I recently heard the sad news that Mr. Stuart Feather died in August 2002.
Stuart Feather’s name will be familiar to anyone who has an interest in the Cup and Ring rock art in our region. From the early 1960s he did a prodigious amount of pioneering fieldwork, discovering significant new sites and  reporting details from many more North and West Yorkshire rock art sites. The results of his work were mainly noted in the Yorkshire Archaeological Journal and the Bradford and Cartwright Hall archaeological group Bulletins, where the detailed pencil drawings of the Ilkley moor carvings in their moorland settings are particularly memorable.  

During this time Mr. Feather worked for the Bradford museum services and took charge of a project to create a museum of Industrial Heritage for the area. This mammoth task required his full attention and commitment to the industrial archaeology and as a consequence left less time for his rock art interests, although occasional reports still appeared in a number of journals. 

In recent years I contacted Mr. Feather on several occasions regarding the rock art on the North York Moors, and received his encouragement to follow up his earlier work with more detailed recording. This work is still ongoing and it is a shame he did not live to see the full results.

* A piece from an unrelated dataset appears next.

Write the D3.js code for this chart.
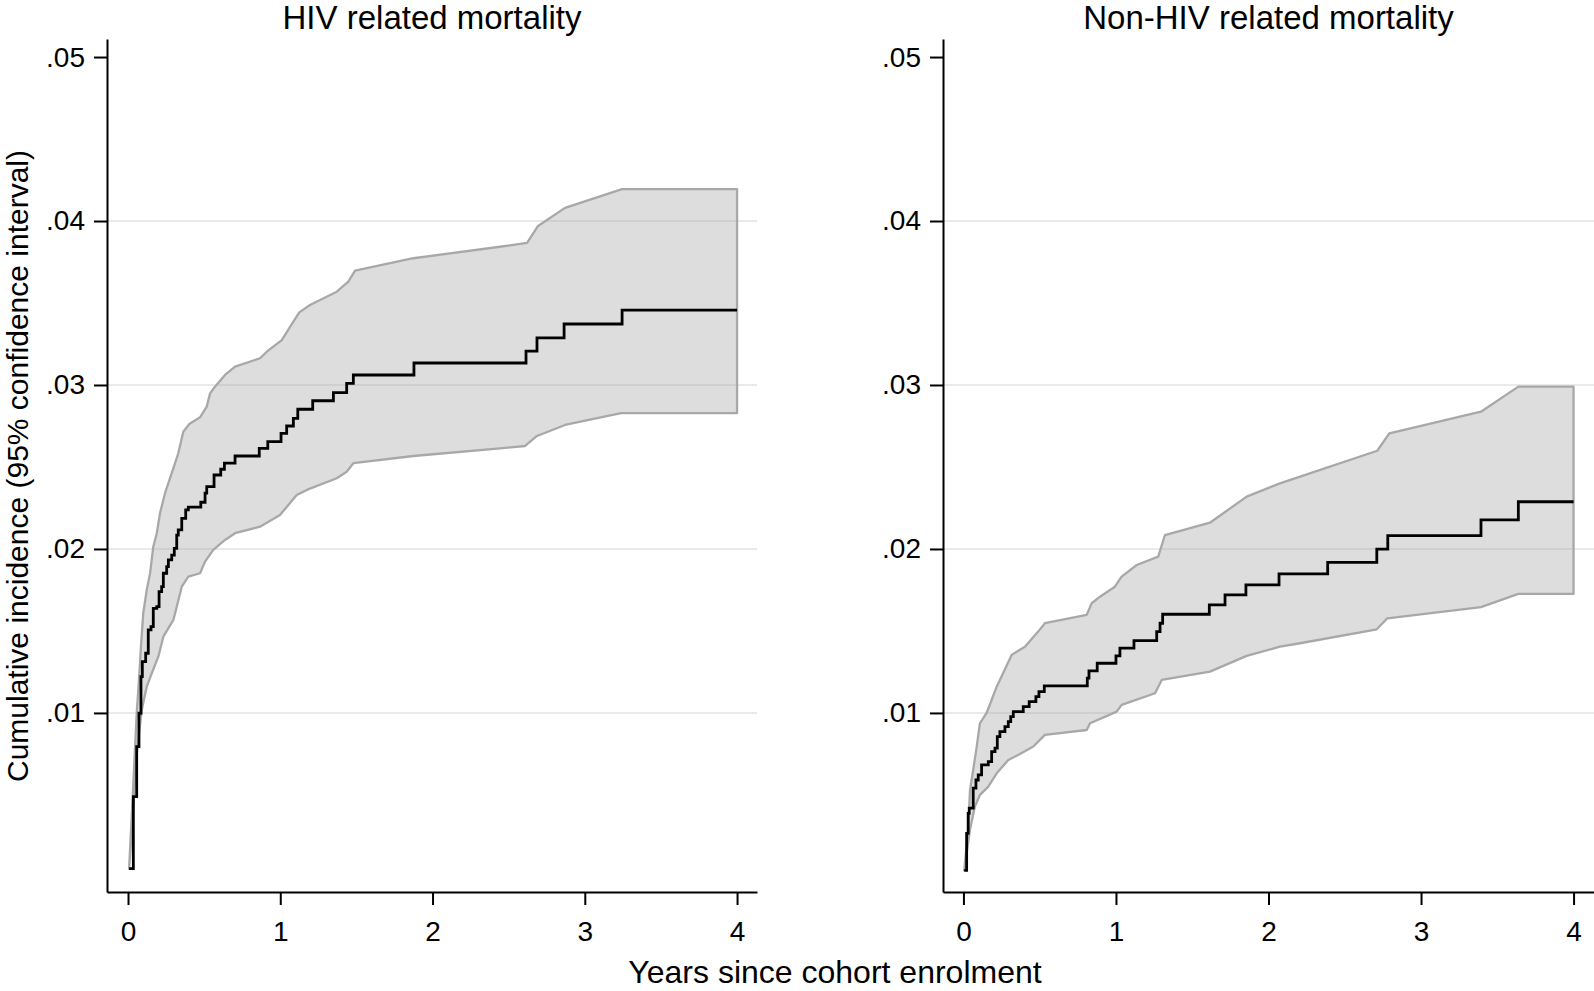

In 2002 the Ilkley Archaeological Group were in the final stages of preparing a publication "The Cup and Ring Marked rocks of the Valleys Aire, Wharfe, Wasburn and Nidd" and proposed to dedicate this book to earlier researchers in the field, including Mr. Feather. When later that year Mr. Feather was taken ill, he was able to see the proofs from sections of the publication relating to his work and was apparently pleased by the results. This book dedication is in some measure an acknowledgement of his contribution to rock art research in Britain.